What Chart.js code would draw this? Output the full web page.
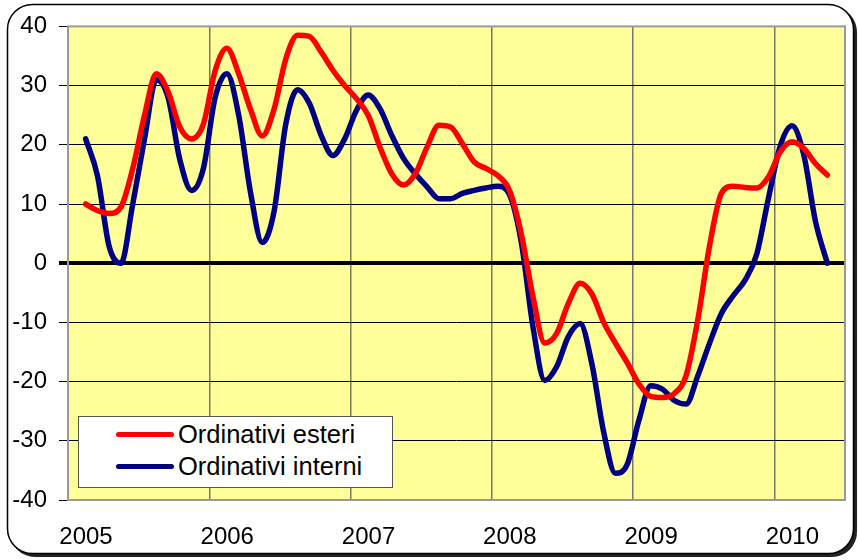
<!DOCTYPE html>
<html>
<head>
<meta charset="utf-8">
<title>Ordinativi esteri e interni</title>
<script src="https://cdn.jsdelivr.net/npm/chart.js@4.4.1/dist/chart.umd.min.js"></script>
<style>
  html, body { margin: 0; padding: 0; background: #fff; }
  #wrap { position: relative; width: 858px; height: 560px; }
  #legend {
    position: absolute; left: 78px; top: 416px; width: 315px; height: 72px;
    box-sizing: border-box; border: 1px solid #555; background: #fff;
    font-family: "Liberation Sans", Arial, sans-serif; font-size: 25.5px; color: #000;
  }
  #legend .item { position: absolute; left: 0; height: 32px; display: flex; align-items: center; white-space: nowrap; }
  #legend .swatch { display: inline-block; width: 58px; height: 5px; border-radius: 3px; margin-left: 37px; margin-right: 4px; }
</style>
</head>
<body>
<div id="wrap">
  <canvas id="myChart" width="858" height="560"></canvas>
  <div id="legend"></div>
</div>
<script>
// tick labels on the x axis (one per year)
var years = ['2005', '2006', '2007', '2008', '2009', '2010'];

// monthly values, Jan 2005 .. Apr 2010
var esteri = [
    10, 8.9, 8.4, 9.5, 16, 25, 32, 29, 23, 21, 23.5, 32.5,
    36.3, 32, 26, 21.5, 26, 34.5, 38.5, 38.3, 35.7, 32.6, 30, 27.8,
    25, 19.6, 15.1, 13.2, 15.1, 19.6, 23.3, 23, 20.2, 17.1, 16, 14.8,
    12.3, 5, -5.7, -13.5, -11.9, -6.8, -3.4, -5.2, -10, -13.5, -16.8, -20.4,
    -22.5, -22.7, -22, -19, -9.5, 3, 11.8, 13, 12.8, 12.7, 14.6, 18.8,
    20.5, 19.4, 16.8, 14.9
];
var interni = [
    21, 14.8, 2.8, 0, 10, 21, 31, 28, 17.5, 12.3, 16, 28,
    32, 25, 12, 3.5, 8.7, 23.5, 29.3, 27, 21.6, 18.2, 21, 25.8,
    28.4, 26.1, 21.6, 17.7, 15.1, 12.9, 10.9, 10.9, 11.8, 12.3, 12.7, 13,
    11.6, 3.6, -10.8, -19.8, -17.5, -12.4, -10.2, -17, -28.5, -35.5, -34, -26.5,
    -20.7, -21.3, -23.2, -23.8, -19, -13.5, -8.5, -5.5, -2.9, 1.5, 11, 19.8,
    23.2, 18.3, 7, 0
];

var FIRST = 1.5;   // first month sits 1.5 months right of the 2005 line
var SPAN = 66;     // months shown on the axis

function toPoints(arr) {
    return arr.map(function (v, i) { return { x: i + FIRST, y: v }; });
}

function roundRect(ctx, x, y, w, h, r) {
    ctx.beginPath();
    ctx.moveTo(x + r, y);
    ctx.arcTo(x + w, y, x + w, y + h, r);
    ctx.arcTo(x + w, y + h, x, y + h, r);
    ctx.arcTo(x, y + h, x, y, r);
    ctx.arcTo(x, y, x + w, y, r);
    ctx.closePath();
}

var framePlugin = {
    id: 'frame',
    beforeDraw: function (chart) {
        var ctx = chart.ctx, a = chart.chartArea;
        ctx.save();
        roundRect(ctx, 10, 7, 847, 550, 25);
        ctx.fillStyle = '#222';
        ctx.fill();
        roundRect(ctx, 7.5, 4.5, 846, 549, 25);
        ctx.fillStyle = '#fff';
        ctx.fill();
        ctx.lineWidth = 1.5;
        ctx.strokeStyle = '#000';
        ctx.stroke();
        ctx.fillStyle = '#FFFF99';
        ctx.fillRect(a.left, a.top, a.right - a.left, a.bottom - a.top);
        ctx.restore();
    },
    beforeDatasetsDraw: function (chart) {
        var ctx = chart.ctx, a = chart.chartArea;
        ctx.save();
        ctx.strokeStyle = '#999';
        ctx.lineWidth = 2;
        ctx.strokeRect(a.left, a.top, a.right - a.left, a.bottom - a.top);
        ctx.restore();
    }
};

Chart.defaults.font.family = '"Liberation Sans", Arial, sans-serif';
Chart.defaults.color = '#000';

var ctx = document.getElementById('myChart').getContext('2d');
var chart = new Chart(ctx, {
    type: 'line',
    data: {
        datasets: [{
            label: 'Ordinativi esteri',
            data: toPoints(esteri),
            borderColor: '#FF0000',
            backgroundColor: '#FF0000'
        }, {
            label: 'Ordinativi interni',
            data: toPoints(interni),
            borderColor: '#000080',
            backgroundColor: '#000080'
        }]
    },
    options: {
        responsive: false,
        animation: false,
        layout: { padding: { top: 26, right: 13, left: 0, bottom: 0 } },
        elements: {
            line: {
                borderWidth: 5.5,
                cubicInterpolationMode: 'monotone',
                borderJoinStyle: 'round',
                borderCapStyle: 'round'
            },
            point: { radius: 0 }
        },
        plugins: {
            legend: { display: false },
            tooltip: { enabled: false }
        },
        scales: {
            x: {
                type: 'linear',
                min: 0,
                max: SPAN,
                afterBuildTicks: function (scale) {
                    scale.ticks = years.map(function (y, i) { return { value: i * 12 }; });
                },
                afterFit: function (scale) { scale.height = 60; },
                ticks: {
                    autoSkip: false,
                    maxRotation: 0,
                    labelOffset: 18,
                    padding: 23,
                    font: { size: 24 },
                    callback: function (value, index) { return years[index]; }
                },
                grid: { color: '#77776a', lineWidth: 1.5, drawTicks: false },
                border: { display: false }
            },
            y: {
                min: -40,
                max: 40,
                afterFit: function (scale) { scale.width = 68; },
                ticks: { stepSize: 10, padding: 12, font: { size: 24 } },
                grid: {
                    color: '#000',
                    lineWidth: function (c) { return c.tick && c.tick.value === 0 ? 4 : 1; },
                    tickLength: 9
                },
                border: { display: false }
            }
        }
    },
    plugins: [framePlugin]
});

// legend box built from the datasets
var html = '';
chart.data.datasets.forEach(function (ds, i) {
    html += '<div class="item" style="top:' + (1 + i * 32) + 'px">';
    html += '<span class="swatch" style="background:' + ds.borderColor + '"></span>';
    html += '<span>' + ds.label + '</span></div>';
});
document.getElementById('legend').innerHTML = html;
</script>
</body>
</html>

_ _ _ _ _

What to produce: Leave every image out, and retype the material exactly.

Result of the task:
What Chart.js code would draw this? Output the full web page.
<!DOCTYPE html>
<html>
<head>
<meta charset="utf-8">
<title>Ordinativi esteri e interni</title>
<script src="https://cdn.jsdelivr.net/npm/chart.js@4.4.1/dist/chart.umd.min.js"></script>
<style>
  html, body { margin: 0; padding: 0; background: #fff; }
  #wrap { position: relative; width: 858px; height: 560px; }
  #legend {
    position: absolute; left: 78px; top: 416px; width: 315px; height: 72px;
    box-sizing: border-box; border: 1px solid #555; background: #fff;
    font-family: "Liberation Sans", Arial, sans-serif; font-size: 25.5px; color: #000;
  }
  #legend .item { position: absolute; left: 0; height: 32px; display: flex; align-items: center; white-space: nowrap; }
  #legend .swatch { display: inline-block; width: 58px; height: 5px; border-radius: 3px; margin-left: 37px; margin-right: 4px; }
</style>
</head>
<body>
<div id="wrap">
  <canvas id="myChart" width="858" height="560"></canvas>
  <div id="legend"></div>
</div>
<script>
// tick labels on the x axis (one per year)
var years = ['2005', '2006', '2007', '2008', '2009', '2010'];

// monthly values, Jan 2005 .. Apr 2010
var esteri = [
    10, 8.9, 8.4, 9.5, 16, 25, 32, 29, 23, 21, 23.5, 32.5,
    36.3, 32, 26, 21.5, 26, 34.5, 38.5, 38.3, 35.7, 32.6, 30, 27.8,
    25, 19.6, 15.1, 13.2, 15.1, 19.6, 23.3, 23, 20.2, 17.1, 16, 14.8,
    12.3, 5, -5.7, -13.5, -11.9, -6.8, -3.4, -5.2, -10, -13.5, -16.8, -20.4,
    -22.5, -22.7, -22, -19, -9.5, 3, 11.8, 13, 12.8, 12.7, 14.6, 18.8,
    20.5, 19.4, 16.8, 14.9
];
var interni = [
    21, 14.8, 2.8, 0, 10, 21, 31, 28, 17.5, 12.3, 16, 28,
    32, 25, 12, 3.5, 8.7, 23.5, 29.3, 27, 21.6, 18.2, 21, 25.8,
    28.4, 26.1, 21.6, 17.7, 15.1, 12.9, 10.9, 10.9, 11.8, 12.3, 12.7, 13,
    11.6, 3.6, -10.8, -19.8, -17.5, -12.4, -10.2, -17, -28.5, -35.5, -34, -26.5,
    -20.7, -21.3, -23.2, -23.8, -19, -13.5, -8.5, -5.5, -2.9, 1.5, 11, 19.8,
    23.2, 18.3, 7, 0
];

var FIRST = 1.5;   // first month sits 1.5 months right of the 2005 line
var SPAN = 66;     // months shown on the axis

function toPoints(arr) {
    return arr.map(function (v, i) { return { x: i + FIRST, y: v }; });
}

function roundRect(ctx, x, y, w, h, r) {
    ctx.beginPath();
    ctx.moveTo(x + r, y);
    ctx.arcTo(x + w, y, x + w, y + h, r);
    ctx.arcTo(x + w, y + h, x, y + h, r);
    ctx.arcTo(x, y + h, x, y, r);
    ctx.arcTo(x, y, x + w, y, r);
    ctx.closePath();
}

var framePlugin = {
    id: 'frame',
    beforeDraw: function (chart) {
        var ctx = chart.ctx, a = chart.chartArea;
        ctx.save();
        roundRect(ctx, 10, 7, 847, 550, 25);
        ctx.fillStyle = '#222';
        ctx.fill();
        roundRect(ctx, 7.5, 4.5, 846, 549, 25);
        ctx.fillStyle = '#fff';
        ctx.fill();
        ctx.lineWidth = 1.5;
        ctx.strokeStyle = '#000';
        ctx.stroke();
        ctx.fillStyle = '#FFFF99';
        ctx.fillRect(a.left, a.top, a.right - a.left, a.bottom - a.top);
        ctx.restore();
    },
    beforeDatasetsDraw: function (chart) {
        var ctx = chart.ctx, a = chart.chartArea;
        ctx.save();
        ctx.strokeStyle = '#999';
        ctx.lineWidth = 2;
        ctx.strokeRect(a.left, a.top, a.right - a.left, a.bottom - a.top);
        ctx.restore();
    }
};

Chart.defaults.font.family = '"Liberation Sans", Arial, sans-serif';
Chart.defaults.color = '#000';

var ctx = document.getElementById('myChart').getContext('2d');
var chart = new Chart(ctx, {
    type: 'line',
    data: {
        datasets: [{
            label: 'Ordinativi esteri',
            data: toPoints(esteri),
            borderColor: '#FF0000',
            backgroundColor: '#FF0000'
        }, {
            label: 'Ordinativi interni',
            data: toPoints(interni),
            borderColor: '#000080',
            backgroundColor: '#000080'
        }]
    },
    options: {
        responsive: false,
        animation: false,
        layout: { padding: { top: 26, right: 13, left: 0, bottom: 0 } },
        elements: {
            line: {
                borderWidth: 5.5,
                cubicInterpolationMode: 'monotone',
                borderJoinStyle: 'round',
                borderCapStyle: 'round'
            },
            point: { radius: 0 }
        },
        plugins: {
            legend: { display: false },
            tooltip: { enabled: false }
        },
        scales: {
            x: {
                type: 'linear',
                min: 0,
                max: SPAN,
                afterBuildTicks: function (scale) {
                    scale.ticks = years.map(function (y, i) { return { value: i * 12 }; });
                },
                afterFit: function (scale) { scale.height = 60; },
                ticks: {
                    autoSkip: false,
                    maxRotation: 0,
                    labelOffset: 18,
                    padding: 23,
                    font: { size: 24 },
                    callback: function (value, index) { return years[index]; }
                },
                grid: { color: '#77776a', lineWidth: 1.5, drawTicks: false },
                border: { display: false }
            },
            y: {
                min: -40,
                max: 40,
                afterFit: function (scale) { scale.width = 68; },
                ticks: { stepSize: 10, padding: 12, font: { size: 24 } },
                grid: {
                    color: '#000',
                    lineWidth: function (c) { return c.tick && c.tick.value === 0 ? 4 : 1; },
                    tickLength: 9
                },
                border: { display: false }
            }
        }
    },
    plugins: [framePlugin]
});

// legend box built from the datasets
var html = '';
chart.data.datasets.forEach(function (ds, i) {
    html += '<div class="item" style="top:' + (1 + i * 32) + 'px">';
    html += '<span class="swatch" style="background:' + ds.borderColor + '"></span>';
    html += '<span>' + ds.label + '</span></div>';
});
document.getElementById('legend').innerHTML = html;
</script>
</body>
</html>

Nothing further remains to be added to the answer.